The SJB is apparently trying to justify its existence. It is planning to move a motion of no confidence against Energy Minister Udaya Gammanpila over the recent fuel price hikes which have made the public scream. It is eager to see the back of Gammanpila. Interestingly, it has taken the same position as SLPP General Secretary and MP Sagara Kariyawasam, who accuses Gammanpila of having aggravated the economic woes of the public and made the government unpopular by jacking up fuel prices, and called for the latter’s resignation. The SJB politicians and Kariyawasam are sworn enemies, but it just so happens that they are singing from the same hymn sheet, so to speak, as regards the allegations against Gammanpila.

The SJB’s move to oust Gammanpila from the Cabinet will lead to an interesting situation; the government will defeat the no-faith motion in question for its own sake rather than Gammanpila’s, but in so doing it will give the lie to Kariyawasam’s claim that Gammanpila alone should be held responsible for the fuel price hikes. Thus, the SLPP’s vote against the no-faith motion will become an indictment of its own General Secretary! Whether MP Kariyawasam, who is out for Gammanpila’s scalp, will eat his words and vote against the SBJ’s motion remains to be seen.

The SJB knows that its vote of no confidence will flop and give the government an opportunity to score another win in Parliament. Why is it tabling the motion, then? It is apparently trying to put the government on the defensive at least temporarily, and divert the attention of Parliament as well as the public away from the problems it is expected to face after the swearing-in of UNP Leader Ranil Wickremesinghe, who is said to be eyeing the post of the Opposition Leader; the SJB is apparently trying to get all anti-government political parties to vote for the no-faith motion against Gammanpila, who is immensely disliked by the JVP and the TNA as well, in a bid to claim that its leader Sajith Premadasa commands the support of the entire Opposition. Maybe, the SJB is also trying to prevent the anti-government forces that are disappointed with its poor performance as the main Opposition party, from rallying around Wickremesinghe.

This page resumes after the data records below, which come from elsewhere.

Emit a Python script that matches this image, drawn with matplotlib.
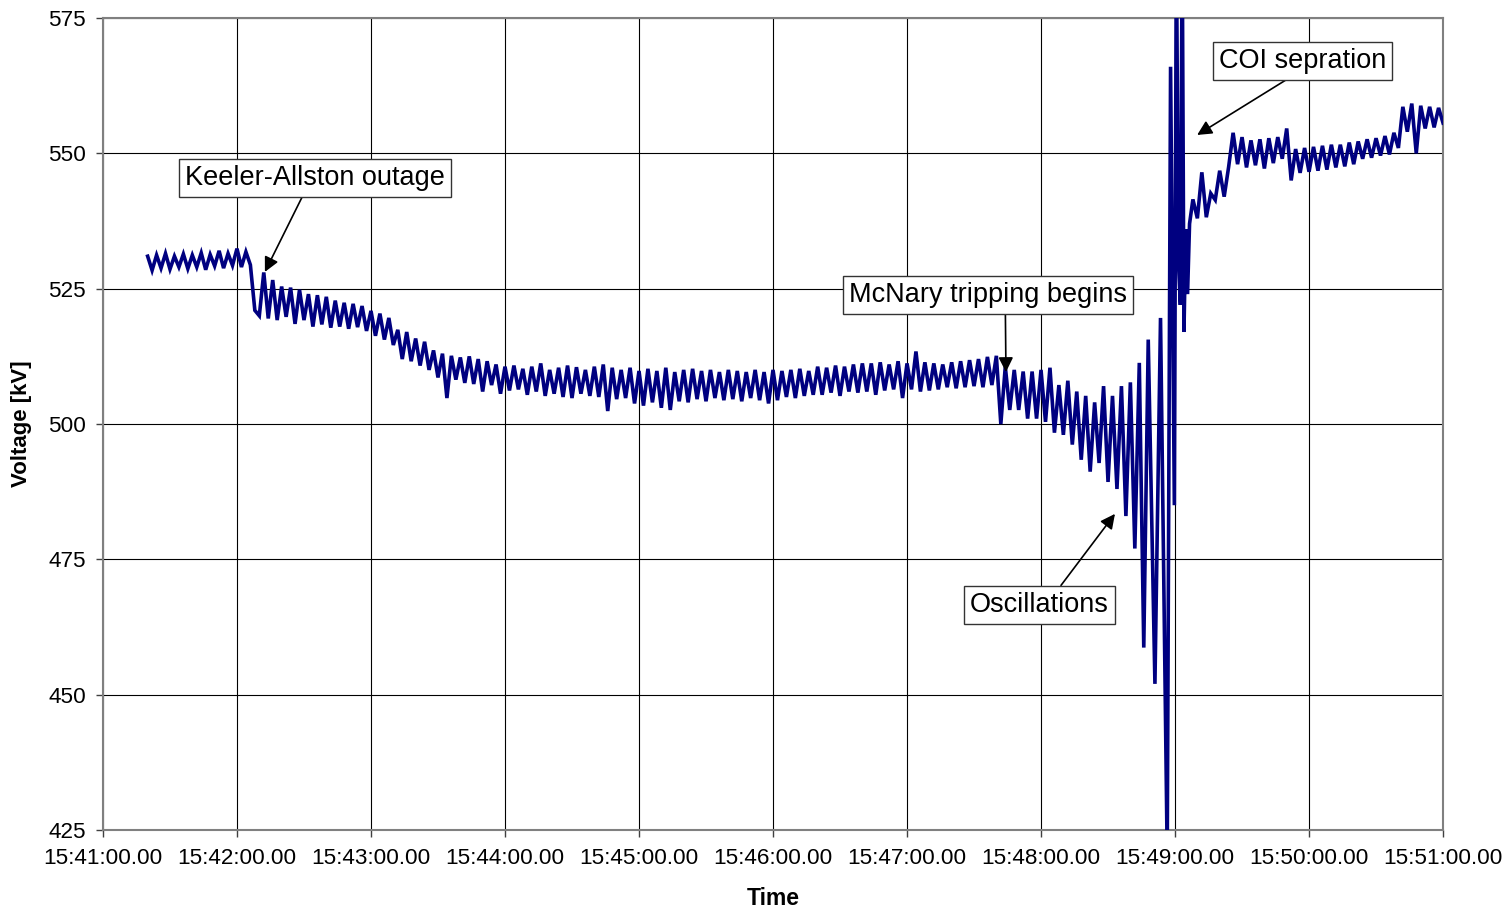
import numpy as np
import matplotlib
matplotlib.use("Agg")
import matplotlib.pyplot as plt
from matplotlib.ticker import FuncFormatter

plt.rcParams['font.family'] = ['Liberation Sans', 'DejaVu Sans']

# voltage samples [kV], every 2 s starting at 15:41:20 (t = 20 s) up to t = 468 s
volt_a = [
    531.0, 528.4, 531.2, 528.8, 531.5, 528.6, 531.0, 529.0, 531.4, 528.7,
    531.2, 529.0, 531.6, 528.5, 531.3, 529.2, 532.0, 528.8, 531.5, 529.3,
    532.4, 529.0, 531.8, 529.4, 521.0, 520.0, 528.0, 519.5, 526.6, 519.2,
    525.4, 519.8, 525.2, 518.5, 524.8, 519.2, 524.0, 518.0, 523.8, 518.4,
    523.5, 517.8, 522.8, 518.0, 522.4, 517.6, 522.2, 517.9, 521.8, 517.2,
    520.9, 516.3, 520.4, 515.6, 519.6, 514.6, 517.4, 512.0, 517.0, 511.6,
    515.8, 510.8, 515.2, 510.0, 513.6, 508.6, 513.0, 504.8, 512.6, 508.2,
    512.3, 507.6, 512.5, 507.4, 512.0, 506.0, 511.6, 507.2, 511.0, 505.6,
    510.6, 506.2, 510.8, 506.4, 510.2, 505.4, 510.6, 506.0, 511.2, 505.2,
    510.0, 505.6, 510.4, 505.0, 510.8, 504.8, 510.5, 505.6, 510.0, 505.2,
    510.6, 505.0, 511.0, 502.4, 510.4, 504.6, 510.0, 504.8, 510.4, 503.8,
    509.8, 503.4, 510.2, 504.0, 509.8, 503.0, 510.4, 502.6, 509.6, 504.2,
    510.0, 504.0, 510.2, 504.6, 509.8, 504.2, 510.0, 504.8, 509.6, 504.4,
    510.0, 504.6, 509.8, 504.2, 509.6, 504.8, 510.0, 504.4, 509.6, 503.8,
    510.0, 504.4, 509.8, 505.0, 510.0, 504.8, 510.2, 505.2, 509.8, 505.4,
    510.6, 505.4, 510.4, 505.8, 510.8, 505.2, 510.6, 506.0, 511.0, 505.8,
    511.2, 506.0, 511.2, 505.4, 511.4, 506.2, 511.0, 506.4, 511.6, 504.8,
    511.2, 506.4, 513.4, 506.0, 511.4, 506.2, 511.2, 506.4, 511.0, 506.8,
    511.4, 506.6, 511.6, 506.8, 511.8, 507.0, 512.0, 506.8, 512.4, 507.2,
    512.6, 500.0, 510.6, 502.6, 510.0, 502.6, 509.7, 501.0, 509.7, 501.0,
    510.0, 500.4, 510.4, 498.4, 507.2, 498.0, 508.0, 496.2, 506.0, 493.4,
    505.2, 491.2, 504.0, 492.8, 507.0, 489.3, 505.2, 488.0, 507.0, 483.0,
    507.7, 477.0, 511.3, 458.7, 515.6,
]

# final swings around the separation (irregular sampling)
burst_t = [471.0, 473.5, 476.5, 478.0, 479.7, 480.6, 481.5, 482.4, 483.2, 484.0, 484.8, 485.6, 486.5]
burst_v = [452.0, 519.6, 420.0, 566.0, 485.0, 590.0, 530.0, 522.0, 590.0, 517.0, 536.0, 524.0, 537.0]

# voltage samples every 2 s from t = 488 s to t = 600 s
volt_b = [
    541.5, 538.0, 546.5, 538.2, 542.6, 541.4, 546.8, 542.0, 547.5, 553.8,
    548.0, 553.0, 547.4, 552.4, 547.8, 552.6, 547.2, 552.8, 548.2, 553.0,
    549.0, 554.6, 545.0, 550.8, 546.4, 551.0, 546.6, 551.2, 546.8, 551.4,
    547.0, 551.6, 547.4, 551.6, 547.6, 552.0, 548.0, 552.2, 549.0, 552.6,
    549.2, 552.8, 549.6, 553.2, 549.8, 553.8, 551.0, 558.6, 554.0, 559.2,
    550.0, 558.8, 554.6, 558.6, 554.8, 558.4, 555.6,
]

time_ticks = [0, 60, 120, 180, 240, 300, 360, 420, 480, 540, 600]
volt_ticks = [425, 450, 475, 500, 525, 550, 575]

t_a = 20 + 2 * np.arange(len(volt_a))
t_b = 488 + 2 * np.arange(len(volt_b))
t = np.concatenate([t_a, burst_t, t_b])
v = np.concatenate([volt_a, burst_v, volt_b])


def fmt_time(x, pos):
    total = 15 * 3600 + 41 * 60 + x
    h = int(total // 3600)
    m = int((total % 3600) // 60)
    s = total % 60
    return f"{h}:{m:02d}:{s:05.2f}"


fig = plt.figure(figsize=(15.12, 9.11), dpi=100)
ax = fig.add_axes([0.0681, 0.0889, 0.8863, 0.8913])

ax.plot(t, v, color='#000080', lw=2.6, zorder=3, solid_joinstyle='miter')

ax.set_xlim(0, 600)
ax.set_ylim(425, 575)
ax.set_xticks(time_ticks)
ax.set_yticks(volt_ticks)
ax.xaxis.set_major_formatter(FuncFormatter(fmt_time))
ax.grid(True, color='black', lw=0.8, zorder=1)
ax.set_axisbelow(True)
for sp in ax.spines.values():
    sp.set_color('#808080')
    sp.set_linewidth(1.5)
ax.tick_params(axis='both', labelsize=16.2, direction='out', length=5, width=1, color='#404040')
ax.tick_params(axis='y', pad=7)
ax.tick_params(axis='x', pad=8)

ax.set_xlabel('Time', fontsize=16.5, fontweight='bold', labelpad=13)
ax.set_ylabel('Voltage [kV]', fontsize=16, fontweight='bold', labelpad=12)

box = dict(boxstyle='square,pad=0.22', fc='white', ec='#333333', lw=1)


def note(text, xy, xytext, rel):
    ax.annotate(text, xy=xy, xytext=xytext, fontsize=19.5, ha='center', va='center',
                bbox=box, zorder=5,
                arrowprops=dict(arrowstyle='-|>', color='black', lw=1.2,
                                mutation_scale=22, relpos=rel, shrinkA=0, shrinkB=0))


note('Keeler-Allston outage', (72.5, 528.1), (95.1, 545.4), (0.46, 0.0))
note('McNary tripping begins', (404.3, 509.6), (396.3, 523.8), (0.562, 0.0))
note('Oscillations', (453.1, 483.4), (419.3, 466.6), (0.62, 1.0))
note('COI sepration', (489.9, 553.4), (537.1, 567.1), (0.46, 0.0))

fig.savefig('out.png', dpi=100)
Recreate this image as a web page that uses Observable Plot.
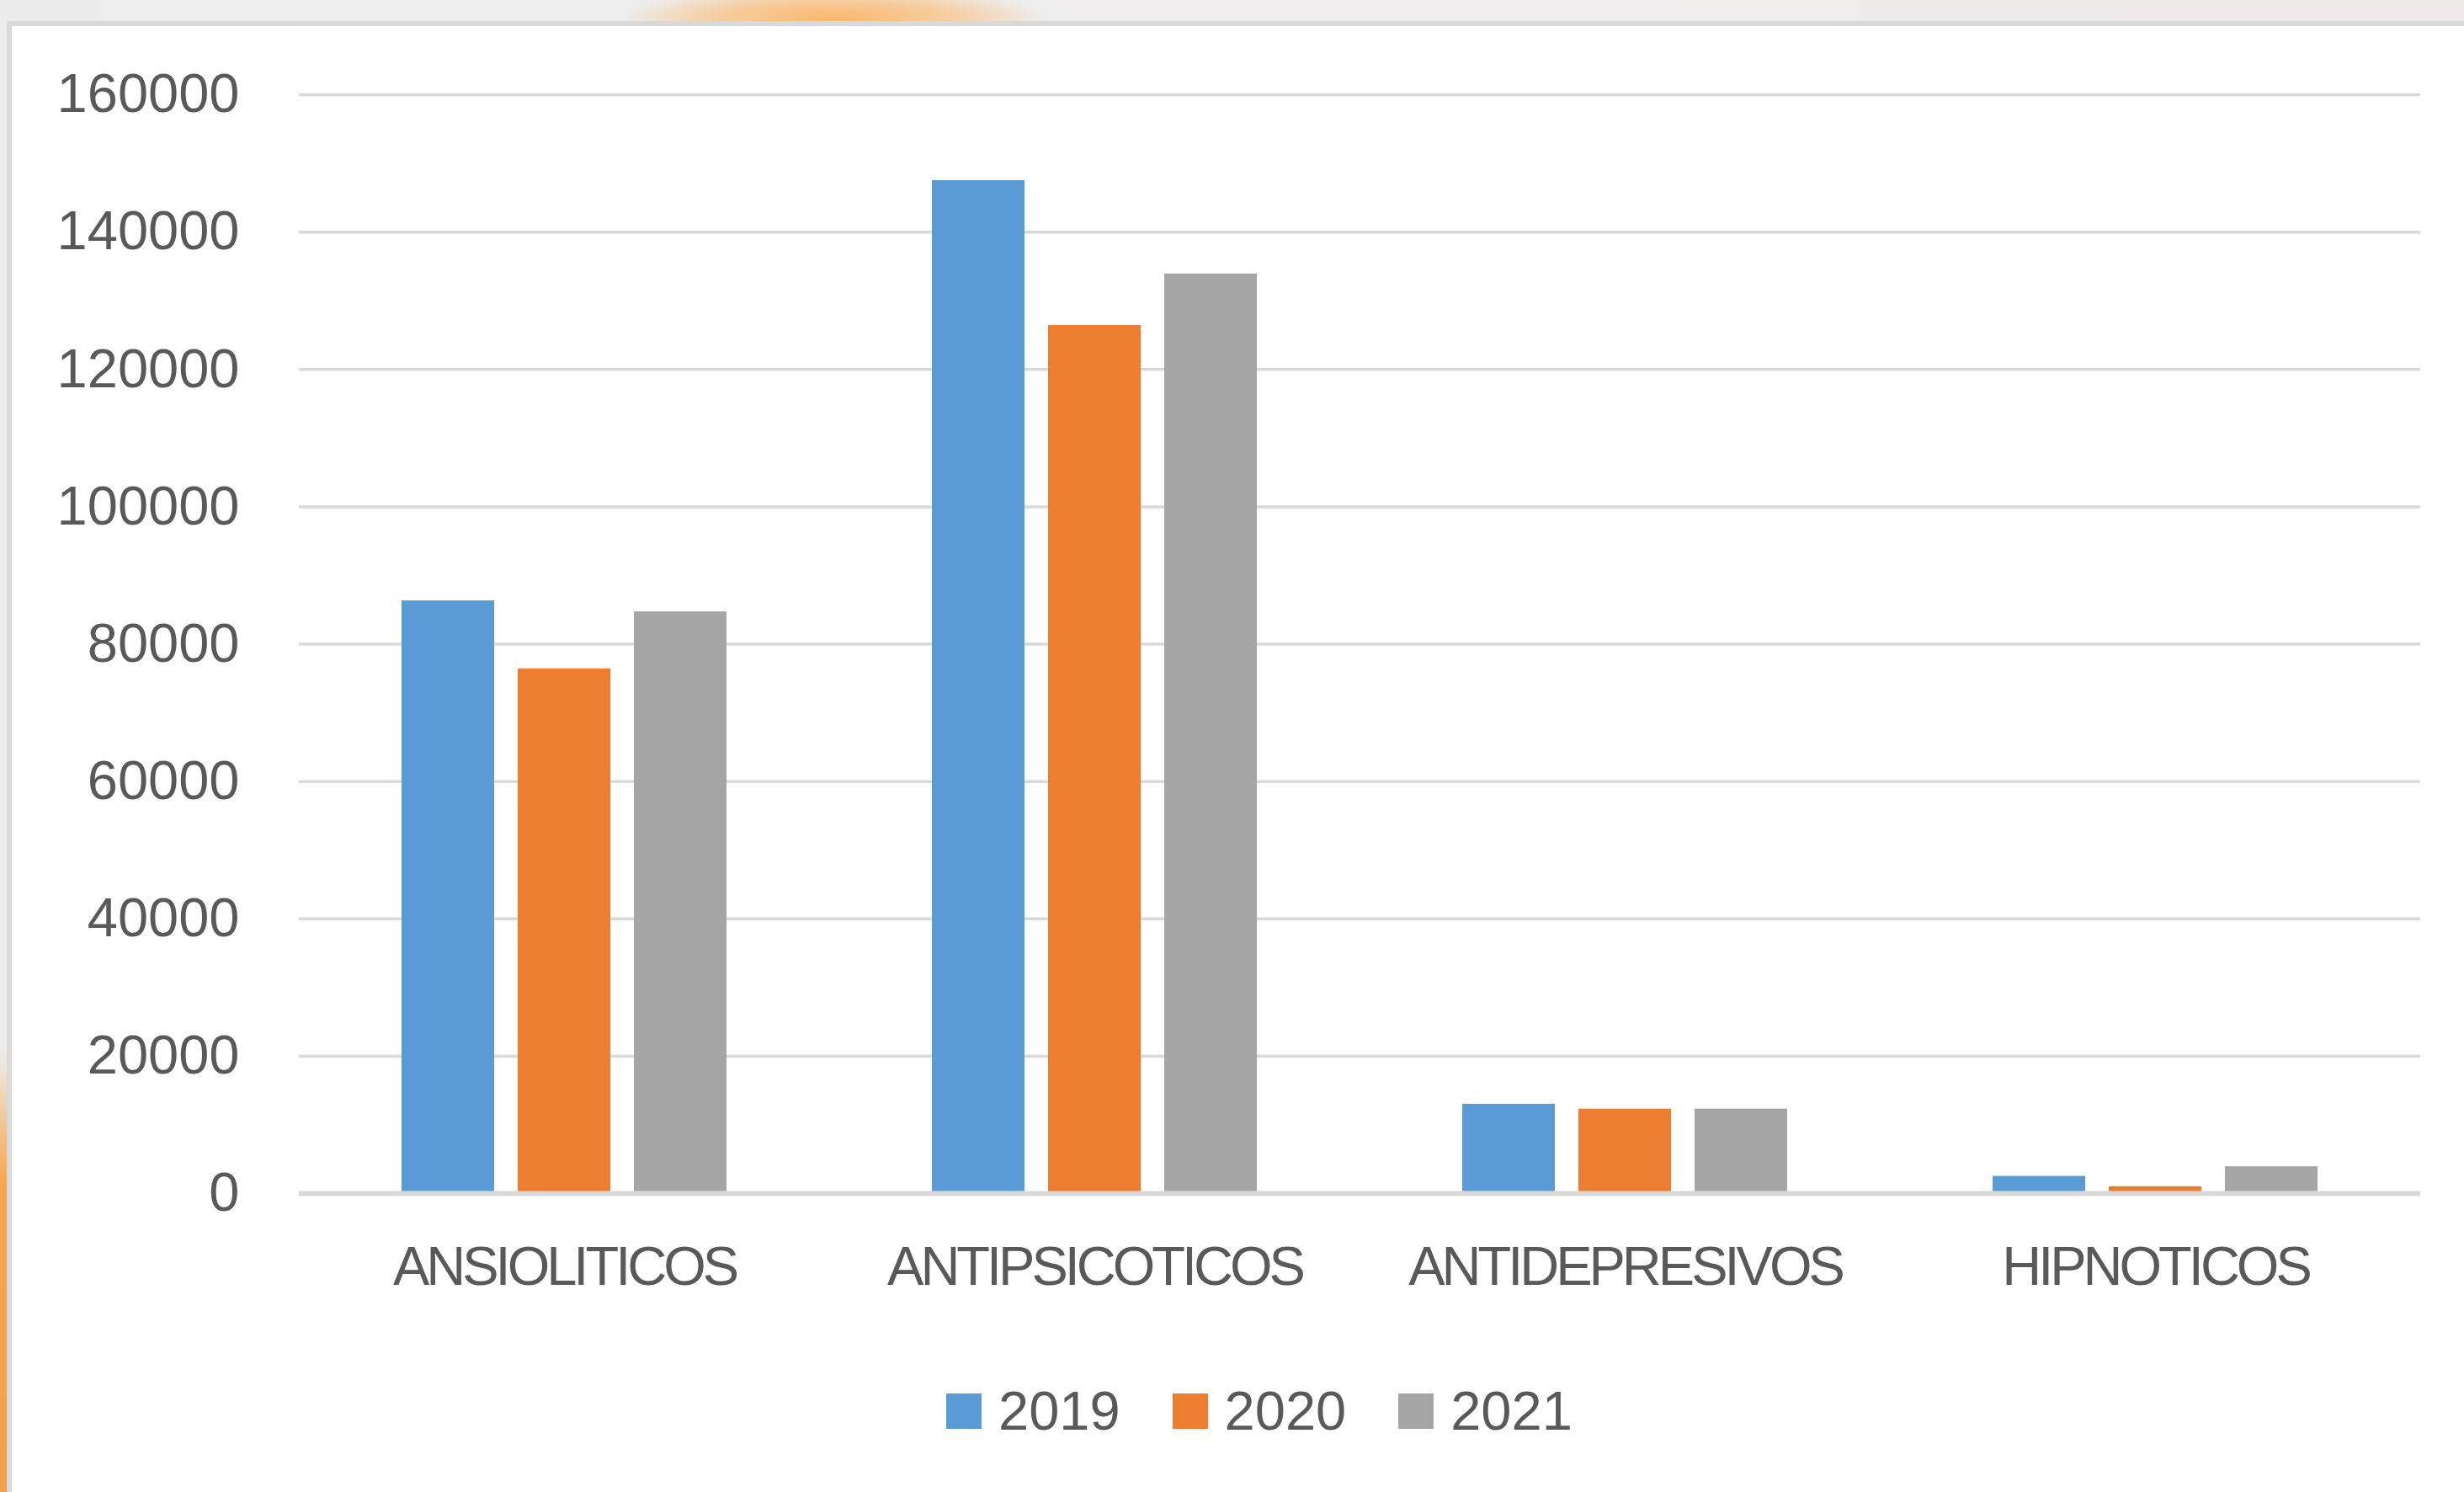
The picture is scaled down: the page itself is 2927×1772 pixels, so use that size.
<!DOCTYPE html>
<html>
<head>
<meta charset="utf-8">
<script src="https://cdn.jsdelivr.net/npm/d3@7"></script>
<script src="https://cdn.jsdelivr.net/npm/@observablehq/plot@0.6"></script>
<style>
  html, body { margin: 0; padding: 0; }
  body {
    width: 2927px; height: 1772px; overflow: hidden; position: relative;
    background:
      radial-gradient(ellipse 250px 40px at 990px 22px, #fbb86c 0%, rgba(251,184,108,0.6) 55%, rgba(251,184,108,0) 100%),
      linear-gradient(to right, #ececec, #efeded 60%, #ece9e8);
    font-family: "Liberation Sans", Arial, sans-serif;
  }
  #leftstrip {
    position: absolute; left: 0; top: 1250px; width: 8px; height: 522px;
    background: linear-gradient(to bottom, rgba(246,165,80,0) 0%, #f7a54c 30%, #f3a04e 100%);
  }
  #box {
    position: absolute; left: 8px; top: 25px; width: 2940px; height: 1770px;
    background: #ffffff;
    border-left: 6px solid #d9d9d9; border-top: 6px solid #d9d9d9;
  }
  #chart { position: absolute; left: 0; top: 0; }
  #chart [aria-label="fx-axis tick label"] text { letter-spacing: -4px; }
  #legend {
    position: absolute; top: 1643px; left: 1124px;
    display: flex; align-items: center; gap: 62px;
    font-family: "Liberation Sans", Arial, sans-serif; font-size: 65px; line-height: 65px; color: #595959;
  }
  .item { display: flex; align-items: center; }
  .sw { width: 42px; height: 42px; margin-right: 20px; }
</style>
</head>
<body>
<div id="leftstrip"></div>
<div id="box"></div>
<div id="chart"></div>
<div id="legend"></div>
<script>
const categories = ["ANSIOLITICOS", "ANTIPSICOTICOS", "ANTIDEPRESIVOS", "HIPNOTICOS"];
const years = ["2019", "2020", "2021"];
const values2019 = [86300, 147500, 13000, 2500];
const values2020 = [76400, 126400, 12300, 1000];
const values2021 = [84700, 133900, 12300, 3900];
const yTicks = [0, 20000, 40000, 60000, 80000, 100000, 120000, 140000, 160000];
const colors = ["#5B9BD5", "#ED7D31", "#A5A5A5"];

const series = [values2019, values2020, values2021];
const data = [];
categories.forEach((c, i) => {
  years.forEach((y, j) => data.push({category: c, year: y, value: series[j][i]}));
});

const textColor = "#595959";

const chart = Plot.plot({
  width: 2927,
  height: 1600,
  marginLeft: 355,
  marginRight: 52,
  marginTop: 112,
  marginBottom: 183,
  style: {fontFamily: "Liberation Sans, Arial, sans-serif", fontSize: "65px", color: textColor, background: "transparent"},
  fx: {domain: categories, padding: 0, label: null},
  x: {domain: years, paddingInner: 0.2, paddingOuter: 0.87, axis: null},
  y: {domain: [0, 160000], label: null},
  color: {domain: years, range: colors},
  marks: [
    Plot.ruleY(yTicks.filter(d => d > 0), {stroke: "#d9d9d9", strokeWidth: 3.5}),
    Plot.barY(data, {fx: "category", x: "year", y: "value", fill: "year"}),
    Plot.ruleY([0], {stroke: "#d9d9d9", strokeWidth: 6}),
    Plot.axisY({ticks: yTicks, tickSize: 0, tickPadding: 71, fontSize: 65, tickFormat: d => String(d), label: null, fill: textColor}),
    Plot.axisFx({anchor: "bottom", tickSize: 0, tickPadding: 62, fontSize: 65, label: null, fill: textColor})
  ]
});
document.getElementById("chart").appendChild(chart);

const legend = document.getElementById("legend");
years.forEach((y, i) => {
  const item = document.createElement("div");
  item.className = "item";
  const sw = document.createElement("div");
  sw.className = "sw";
  sw.style.background = colors[i];
  const t = document.createElement("span");
  t.textContent = y;
  item.appendChild(sw);
  item.appendChild(t);
  legend.appendChild(item);
});
</script>
</body>
</html>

The SJB is barking up the wrong tree. The government has stood by Gammanpila and taken responsibility for the fuel price hikes, and therefore the no-faith motion at issue should be moved against the government instead of Gammanpila.

Fuel price hikes presage only the beginning of trouble for the public; the worst is yet to come. Speculation is rife that the prices of several other commodities including wheat flour and cooking gas will increase soon. The government is desperate for funds and does not care where they come from; it is like a bull in a pandemic treatment centre, goring hapless Covid patients.

There is no gainsaying that the government has to boost the state revenue, which has dropped due to lockdowns, etc., but it would have been able to do so without hurting the public so much if it had acted prudently in April, when the country should have been closed to prevent an explosive spread of Covid-19. A stitch in April, as we have pointed out in a previous comment, would have saved nine each in May and June. The government played politics with pandemic control in a bid to shore up its crumbling image by allowing the public to revel and forget their worries during the avurudu season. Some television channels keep calling the massive cluster of infections that formed in April ‘avurudu pokura—New Year cluster. Instead, it should be called the pohottu pokura—(lotus) bud cluster—because the government created conditions for its formation.

It is surprising that the Opposition has not moved a no-faith motion against the government for ignoring health experts’ repeated calls for lockdowns in April to prevent the rapid transmission of the virus, exposing the public to danger, mismanaging the vaccination campaign, causing economic hardships to the pandemic-hit people, and trying to import luxury vehicles for the MPs amidst the current crises.

The Opposition does not seem to be with it.